Examples

We demonstrate the technique outlined in the preceding sections using a synthetic example. The model (Figure 4) consists of a body of high velocity incorporated in a background with strong but smooth lateral velocity variation.

 

model
Figure 4 Synthetic model. Reflectivity model (top left) and a few angle-gathers corresponding to the vertical grid in the upper plot (bottom left). Background slowness model (top right) and slowness perturbation (bottom right).

Our examples show the results of inversion for a regularized problem symbolically sumarized by the fitting goals:

$$\begin{eqnarray} \Delta R&\approx& {\bf L}\Delta s \nonumber \\ 0 &\approx& \AA \Delta s,\end{eqnarray}$$ (45)

where $\Delta R$ is the image perturbation, $\Delta s$ is the corresponding slowness perturbation, ${\bf L}$ is one of the linearized WEMVA operators and $\AA$ is a roughening operator, an isotropic Laplacian for our examples. After preconditioning Claerbout (1999), our fitting goals become

$$\begin{eqnarray} \Delta R&\approx& {\bf L}\AA^{-1} \Delta p, \nonumber \\ 0 &\approx& \Delta p\end{eqnarray}$$ (46)

where $\Delta p$ represents the preconditioned $\Delta s$.

We also note that since the operator ${\bf L}$ is large, similar in size to a migration operator, we cannot implement it in-core, and therefore we have to use out-of-core optimization Sava (2001).

For our experiments, we generate two kinds of image perturbations.

• The first kind is created from a given slowness perturbation $\Delta s$ using the linear operator in Equation (15). We refer to this type of image perturbation as linear , since it corresponds to the linearized Born operator. This type of image perturbation cannot be obtained in real applications, but serves as a reference when we investigate the Born approximation.
• The second kind is created by taking the difference of two images created using two slowness models ($\Delta R= R - R_o$). We refer to this type of image perturbation as non-linear , since it corresponds to the non-linear relation in Equation (7).
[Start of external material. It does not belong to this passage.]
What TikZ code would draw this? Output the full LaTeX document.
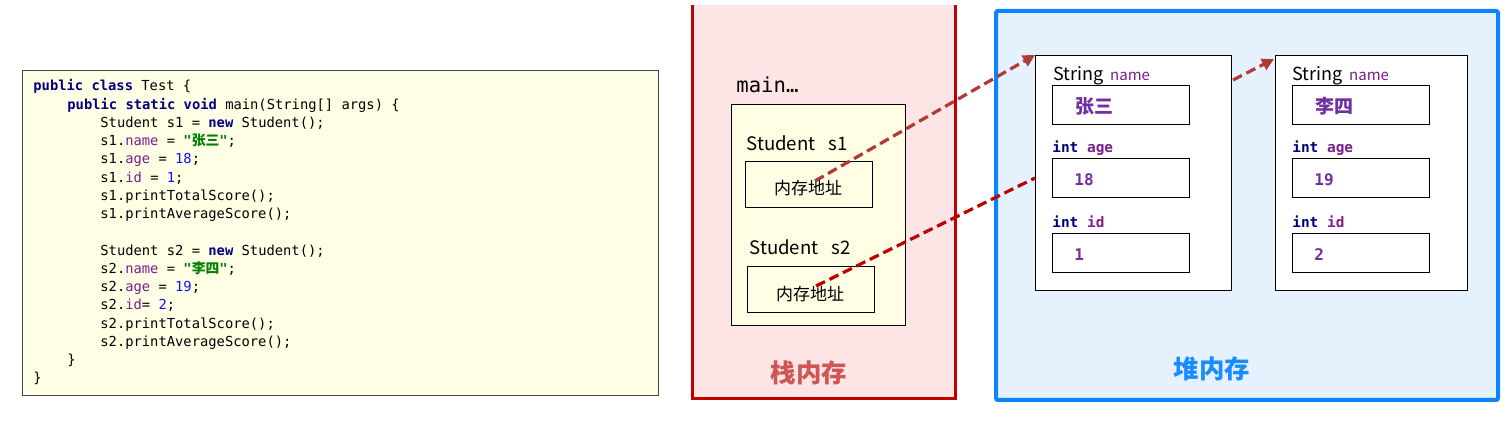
\documentclass[tikz,border=0pt]{standalone}
\usepackage{fontspec}
\usetikzlibrary{arrows.meta}
\newfontfamily\cjk{Noto Sans CJK SC}
\newfontfamily\mono{DejaVu Sans Mono}
\definecolor{codebg}{HTML}{FFFFE6}
\definecolor{codeborder}{HTML}{444444}
\definecolor{kwnavy}{HTML}{000080}
\definecolor{fieldpur}{HTML}{7A1E8C}
\definecolor{numblue}{HTML}{1010FF}
\definecolor{strgreen}{HTML}{008000}
\definecolor{stackfill}{HTML}{FDE4E5}
\definecolor{stackline}{HTML}{C00000}
\definecolor{stacktext}{HTML}{D05555}
\definecolor{mainfill}{HTML}{FFFEE4}
\definecolor{heapfill}{HTML}{E5F1FD}
\definecolor{heapline}{HTML}{0D84FF}
\definecolor{heaptext}{HTML}{1A8CFF}
\definecolor{valpur}{HTML}{7030A0}
\definecolor{arrA}{HTML}{B03A34}
\definecolor{arrB}{HTML}{C00000}
\newcommand{\kw}[1]{{\bfseries\color{kwnavy}#1}}
\newcommand{\fd}[1]{{\color{fieldpur}#1}}
\newcommand{\nm}[1]{{\color{numblue}#1}}
\newcommand{\st}[1]{{\bfseries\color{strgreen}"{\cjk #1}"}}
\tikzset{
  codeline/.style={anchor=base west, inner sep=0pt, font=\mono\fontsize{6.9}{8}\selectfont},
  objbox/.style={draw=black, line width=0.6pt, fill=white, anchor=north west, inner sep=0pt},
  valbox/.style={draw=black, line width=0.6pt, fill=white, anchor=north west, inner sep=0pt, minimum width=68.5pt, minimum height=19.5pt},
  addrbox/.style={draw=black, line width=0.6pt, fill=mainfill, anchor=north west, inner sep=0pt, minimum width=63.5pt, minimum height=23pt},
  addrtext/.style={inner sep=0pt, font=\cjk\fontsize{8.5}{9}\selectfont},
  vartext/.style={anchor=base west, inner sep=0pt, font=\cjk\fontsize{9.3}{10}\selectfont},
  fieldlbl/.style={anchor=base west, inner sep=0pt, font=\mono\bfseries\fontsize{7.2}{8}\selectfont},
  valtext/.style={anchor=base west, inner sep=0pt, text=valpur, font=\mono\bfseries\fontsize{8}{9}\selectfont},
  cjkval/.style={anchor=base west, inner sep=0pt, text=valpur, font=\cjk\bfseries\fontsize{9.5}{10}\selectfont},
  strlbl/.style={anchor=base west, inner sep=0pt},
  refarrow/.style={dashed, dash pattern=on 5pt off 2.5pt, line width=1.6pt, -{Triangle[length=6pt,width=6pt]}},
  refline/.style={dashed, dash pattern=on 5pt off 2.5pt, line width=1.6pt},
}
\begin{document}
\begin{tikzpicture}[x=0.5pt, y=-0.5pt]
\useasboundingbox (0,0) rectangle (1511,427);
\fill[white] (0,0) rectangle (1511,427);

% ---------- code box ----------
\node[draw=codeborder, line width=0.7pt, fill=codebg, anchor=north west, inner sep=0pt,
      minimum width=318pt, minimum height=162.5pt] (code) at (22,70) {};
\node[codeline] (c1)  at (33,91)     {\kw{public class} Test \{};
\node[codeline] (c2)  at (67,109.25) {\kw{public static void} main(String[] args) \{};
\node[codeline] (c3)  at (100,127.5) {Student s1 = \kw{new} Student();};
\node[codeline] (c4)  at (100,145.75){s1.\fd{name} = \st{张三};};
\node[codeline] (c5)  at (100,164)   {s1.\fd{age} = \nm{18};};
\node[codeline] (c6)  at (100,182.25){s1.\fd{id} = \nm{1};};
\node[codeline] (c7)  at (100,200.5) {s1.printTotalScore();};
\node[codeline] (c8)  at (100,218.75){s1.printAverageScore();};
\node[codeline] (c10) at (100,255.25){Student s2 = \kw{new} Student();};
\node[codeline] (c11) at (100,273.5) {s2.\fd{name} = \st{李四};};
\node[codeline] (c12) at (100,291.75){s2.\fd{age} = \nm{19};};
\node[codeline] (c13) at (100,310)   {s2.\fd{id}= \nm{2};};
\node[codeline] (c14) at (100,328.25){s2.printTotalScore();};
\node[codeline] (c15) at (100,346.5) {s2.printAverageScore();};
\node[codeline] (c16) at (67,364.75) {\}};
\node[codeline] (c17) at (33,383)    {\}};

% ---------- stack ----------
\node[fill=stackfill, anchor=north west, inner sep=0pt, minimum width=131.5pt, minimum height=196.5pt] (stack) at (692,5) {};
\draw[stackline, line width=1.5pt] (stack.north west) -- (stack.south west) -- (stack.south east) -- (stack.north east);
\node[anchor=west, inner sep=0pt, font=\mono\fontsize{10.3}{11}\selectfont] (mainlbl) at (736,85) {main…};
\node[draw=black, line width=0.6pt, fill=mainfill, anchor=north west, inner sep=0pt,
      minimum width=87pt, minimum height=110.5pt] (frame) at (731,104) {};
\node[vartext] (v1) at (746,151) {Student\hspace{0.7em}s1};
\node[addrbox] (addr1) at (745,161) {};
\node[addrtext] (t1) at (808,188) {内存地址};
\node[vartext] (v2) at (749,255) {Student\hspace{0.7em}s2};
\node[addrbox] (addr2) at (747,266) {};
\node[addrtext] (t2) at (810,294) {内存地址};
\node[text=stacktext, font=\cjk\bfseries\fontsize{12.7}{13}\selectfont, inner sep=0pt] (stacklbl) at (809,373) {栈内存};

% ---------- heap ----------
\node[draw=heapline, line width=2pt, fill=heapfill, rounded corners=1pt, anchor=north west, inner sep=0pt,
      minimum width=251pt, minimum height=194.5pt] (heap) at (994,9) {};
\node[text=heaptext, font=\cjk\bfseries\fontsize{12.7}{13}\selectfont, inner sep=0pt] (heaplbl) at (1212,369) {堆内存};

% object 1
\node[objbox, minimum width=98pt, minimum height=117.5pt] (obj1) at (1035,55) {};
\node[strlbl] (s1lbl) at (1053,81) {{\cjk\fontsize{9}{10}\selectfont String} {\cjk\fontsize{7.5}{9}\selectfont\color{fieldpur}name}};
\node[valbox] (o1name) at (1052,85) {};
\node[cjkval] (o1namev) at (1075,114) {张三};
\node[fieldlbl] (o1agel) at (1052,153) {{\color{kwnavy}int} {\color{fieldpur}age}};
\node[valbox] (o1age) at (1052,158) {};
\node[valtext] (o1agev) at (1074,185.5) {18};
\node[fieldlbl] (o1idl) at (1052,228) {{\color{kwnavy}int} {\color{fieldpur}id}};
\node[valbox] (o1id) at (1052,233) {};
\node[valtext] (o1idv) at (1074,260.5) {1};

% object 2
\node[objbox, minimum width=96pt, minimum height=117.5pt] (obj2) at (1275,55) {};
\node[strlbl] (s2lbl) at (1292,81) {{\cjk\fontsize{9}{10}\selectfont String} {\cjk\fontsize{7.5}{9}\selectfont\color{fieldpur}name}};
\node[valbox] (o2name) at (1292,85) {};
\node[cjkval] (o2namev) at (1315,114) {李四};
\node[fieldlbl] (o2agel) at (1292,153) {{\color{kwnavy}int} {\color{fieldpur}age}};
\node[valbox] (o2age) at (1292,158) {};
\node[valtext] (o2agev) at (1314,185.5) {19};
\node[fieldlbl] (o2idl) at (1292,228) {{\color{kwnavy}int} {\color{fieldpur}id}};
\node[valbox] (o2id) at (1292,233) {};
\node[valtext] (o2idv) at (1314,260.5) {2};

% ---------- references ----------
\coordinate (p1) at (815,181);
\coordinate (p2) at (816,286);
\coordinate (q2) at (1035,178);
\coordinate (p3) at (1233,80);
\coordinate (q3) at (1274,59);
\draw[refarrow, arrA] (p1) -- (obj1.north west);
\draw[refline, arrB] (p2) -- (q2);
\draw[refarrow, arrA] (p3) -- (q3);
\end{tikzpicture}
\end{document}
We analyze several examples where we change the magnitude of the slowness anomaly, but not its shape. We choose to test various magnitudes for the anomaly from $1\%$ to $50\%$ of the background slowness.

Figures 5, 7, 9, 11 show the image perturbations created by the slowness anomalies for the various levels of perturbation. In each figure, the left panels present the linear case, and the right panels the non-linear case. The top panels depict the stacked sections, and the bottom panels a few representative image gathers in the angle-domain Sava and Fomel (2000) corresponding to the locations of the vertical lines in the upper panels. For small values of the slowness perturbations, the two images should be similar, but for larger values we should see the image perturbation reaching and eventually breaking the Born approximation.

Figures 6, 8, 10, 12 present the results of inversion of the non-linear $\Delta R$ using the three WEMVA operators presented in the preceding section: the explicit (Born) operator (top), the bilinear operator (middle), and the implicit operator (bottom).

For the case of the small slowness perturbation ($1\%$), the linear and non-linear image perturbations are very similar, as seen in Figure (5). The corresponding slowness anomaly obtained by inversion is well focused, confirming that, for this case, even the Born approximation is satisfactory, as suggested by the theory.

The larger anomaly of $5\%$ of the background slowness shows the serious signs of breakdown for the Born approximation. For the case of the even larger slowness perturbation ($20\%$), the linear and non-linear image perturbations are not that similar anymore, indicating that we have already violated the limits of the Born approximation (Figure 9). Consequently, the inversion from the non-linear image perturbation using the Born operator blows-up. However, the WEMVA operators employing the bilinear and implicit approximations are still well-behaved, although the shape of the anomaly is slightly modified.

The case of the largest slowness anomaly ($40\%$), bring us closer to the limits of both the bilinear and implicit approximations. Although neither has blown-up yet, the shape of the anomalies is somewhat altered.